We hope that this research takes its full course and finds its presence in the academic curricula and reaches the coming batches of students, who are allowed to extract the most from this study.”
 

Bahl stresses on the problem of such a syllabus where western principles totally undermine Indian grid-based design. “The challenge with western education is that it tends to ignore the  aspects which are evident in indigenous Indian grid structures. The Indian cultural heritage and its various manuscripts are good examples that could lend variety and perspective to the current curricula.”

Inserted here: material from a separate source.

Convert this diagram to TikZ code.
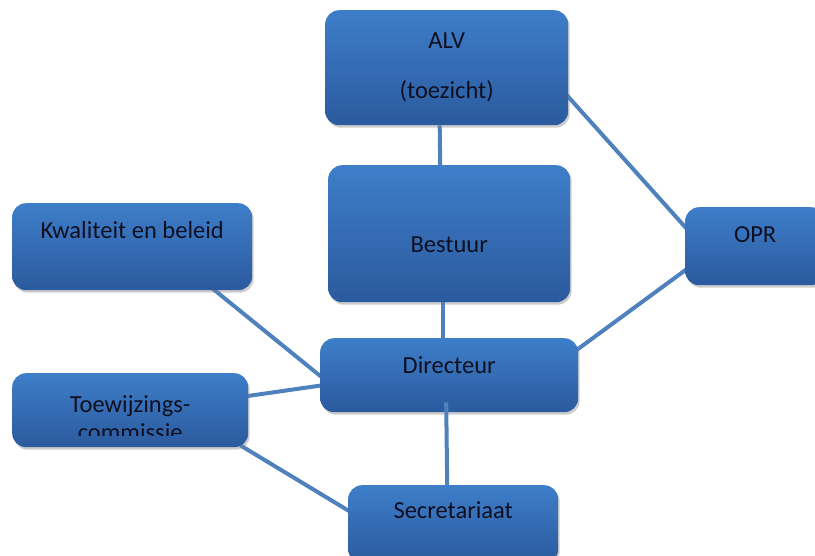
\documentclass[tikz,border=0pt]{standalone}
\usepackage{fontspec}
\setmainfont{Carlito}
\usetikzlibrary{shadows, backgrounds, calc}
\definecolor{boxtop}{RGB}{62,126,201}
\definecolor{boxbot}{RGB}{43,90,158}
\definecolor{linkcol}{RGB}{79,129,189}
\definecolor{boxtext}{RGB}{14,16,34}
\tikzstyle{box} = [rectangle, rounded corners=14pt, anchor=north west, inner sep=0pt, top color=boxtop, bottom color=boxbot, draw=none, drop shadow={opacity=0.4, shadow xshift=1.5pt, shadow yshift=-2.5pt}, text=boxtext, font=\fontsize{24.5}{30}\selectfont]
\tikzstyle{link} = [line width=4pt, linkcol]

\begin{document}
\begin{tikzpicture}[x=1pt, y=-1pt]

	\useasboundingbox (0,0) rectangle (815,556);
	\clip (0,0) rectangle (815,556);

	% Top: members and board
	\node (alv) [box, minimum width=243pt, minimum height=115pt, align=center] at (325,10) {ALV\\[20pt](toezicht)};
	\node (bes) [box, minimum width=242pt, text height=87pt, text depth=50pt] at (328,165) {Bestuur};

	% Side boxes
	\node (kwa) [box, minimum width=240pt, text height=35pt, text depth=52pt] at (12,203) {Kwaliteit en beleid};
	\node (opr) [box, minimum width=140pt, text height=35pt, text depth=43pt] at (685,207) {OPR};
	\node (toe) [box, minimum width=236pt, text height=39pt, text depth=35pt,
		path picture={
			\clip (path picture bounding box.north west) rectangle ($(path picture bounding box.south east)+(0,-12)$);
			\node [anchor=base, inner sep=0pt, text=boxtext, font=\fontsize{24.5}{30}\selectfont] at ($(path picture bounding box.north)+(0,67)$) {commissie};
		}] at (12,373) {Toewijzings-};

	% Office
	\node (dir) [box, minimum width=258pt, text height=35pt, text depth=39pt] at (320,338) {Directeur};
	\node (sec) [box, minimum width=210pt, text height=33pt, text depth=45pt] at (348,485) {Secretariaat};

	% Connections
	\begin{pgfonlayer}{background}
		\draw[link] ($(alv.south)+(-7,0)$) -- ($(bes.north)+(-9,0)$);
		\draw[link] ($(bes.south)+(-6,0)$) -- ($(dir.north)+(-6,0)$);
		\draw[link] ($(alv.east)+(-2,27)$) -- ($(opr.west)+(3,-16)$);
		\draw[link] ($(dir.east)+(-2,-25)$) -- ($(opr.west)+(3,22)$);
		\draw[link] ($(kwa.south east)+(-40,-2)$) -- ($(dir.west)+(3,3)$);
		\draw[link] ($(toe.east)+(-2,-14)$) -- ($(dir.west)+(3,10)$);
		\draw[link] ($(toe.south east)+(-8,-2)$) -- ($(sec.west)+(3,-12)$);
	\end{pgfonlayer}
	\draw[link] ($(dir.south)+(-3,-10)$) -- ($(sec.north)+(-6,0)$);

\end{tikzpicture}
\end{document}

Many design students have attended this interesting exhibition. Anupam Singh, who studies Fashion Communication at NIFT, is delighted to have seen the exhibition. He says, “I have been involved in the project since its preliminary stages, and it has been a satisfying and delightful experience to see the exhibition alive today. It is a pity that there is no typified Indian design language as such in the domain of graphic design. We hope that this research takes its full course and finds its presence in the academic curricula and the coming batches of students can extract the most from this study.”

Be it a Facebook page, the floor plan of your house or the daily newspaper, everything today is influenced by wester-style grids. Bahl says, “We hardly know our own design system. There are endless examples of grids that we know nothing about. The floor plans of temple architecture and the grid used in a saree design are a few such examples.” The exhibition aims to establish a linkage between the traditional Indian designs and graphic designs. The exhibition seeks to fill a lacuna that we see in our own design system.

Taking the viewer through an investigation about the presence and role of grids in the Indian scenario, the exhibition gives various examples of the same. Some of these include the following:

THE SWASTIK

First mentioned in the Vedas, it symbolises Brahma the creator, Surya the sun, and shubhlabh or good luck. It is seen as a power symbol and is also the emblem of Ganesha, the god of good luck.

THE JANAMPATRI

This is the Hindu birth chart that traces the positioning of the planets and their corresponding influence on an individual’s life. Divided into 12 houses, each house accommodates a heavenly body and also corresponds to specific areas of life.

THE VASTUPURUSHA

The Vastupurusha or the Vastupurusamandala is usually referred to the guidelines that the Vastusastras set for the construction of Hindu temples. However, this diagram serves as more of a ritual formula than an actual plan of the temple.

ARCHITECTURE AND HUMAN FORM

The human form itself was used as a reference grid for temple architecture. The analogy of the human body is constantly followed in the structural plan of the temple. Its importance from the holistic viewpoint of design was quite high. These conceptions of establishing a correspondence between different aspects of the structural features of the temple with the figure of man are naturally injected with the further symbolism of linking these aspects of the structural organism to the macrocosm.